News about the release of Snapcash surely came as no surprise to us at Myprivatebanking Research. The integration of social media and payment systems is successfully growing and clearly challenging traditional payment players like banks, credit card providers, and older online providers like PayPal. Whereas rumors have made rounds for the last months about Facebook’s plans for a mobile payments system using its Facebook Messenger iPhone app, another popular social messenger provider has stolen the thunder: Snapcash, the product of the recent collaboration between Snapchat and Square Cash (a mobile payments company headed by Twitter co-founder Jack Dorsey), is the latest mobile payment option that allows users to send money to friends via the app by simply typing dollar amounts into new “Snapcash” messages. For now, Snapcash is available to Snapchatters in the United States who have a debit card and are 18 or older.

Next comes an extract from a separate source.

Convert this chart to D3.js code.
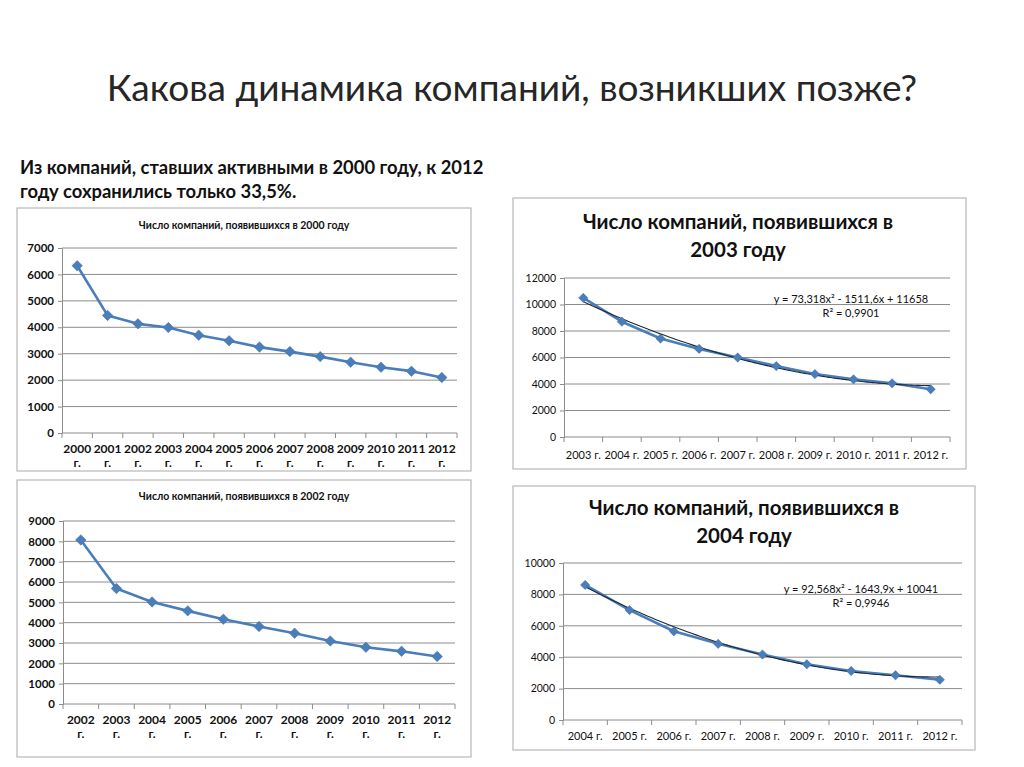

Trying to keep up the pace with consumers’ increasing demand for highly innovative and convenient products, successful offers like Snapcash or Applepay challenge the banking industry to come up with similar or better solutions. It is true that banks must deal with stricter regulatory guidelines but they should also be aware that consumers have more choices than ever and won’t wait for banks to catch up. But banks – across the globe – seem not to have a strategic response. Will they get frozen out of the online payments markets like music labels have failed to conquer the online music business and traditional book stores never were able to challenge Amazon in online book selling?
Very few banks have already invested in convenient mobile payment solutions aimed at improving the customer experience. Barclays’ Pingit app is one exception. Users can send and receive money via the app without sharing bank account details and even send gifts to friends. But Barclays is the exception and not the rule in the banking industry. Will they finally give up this market to the tech players?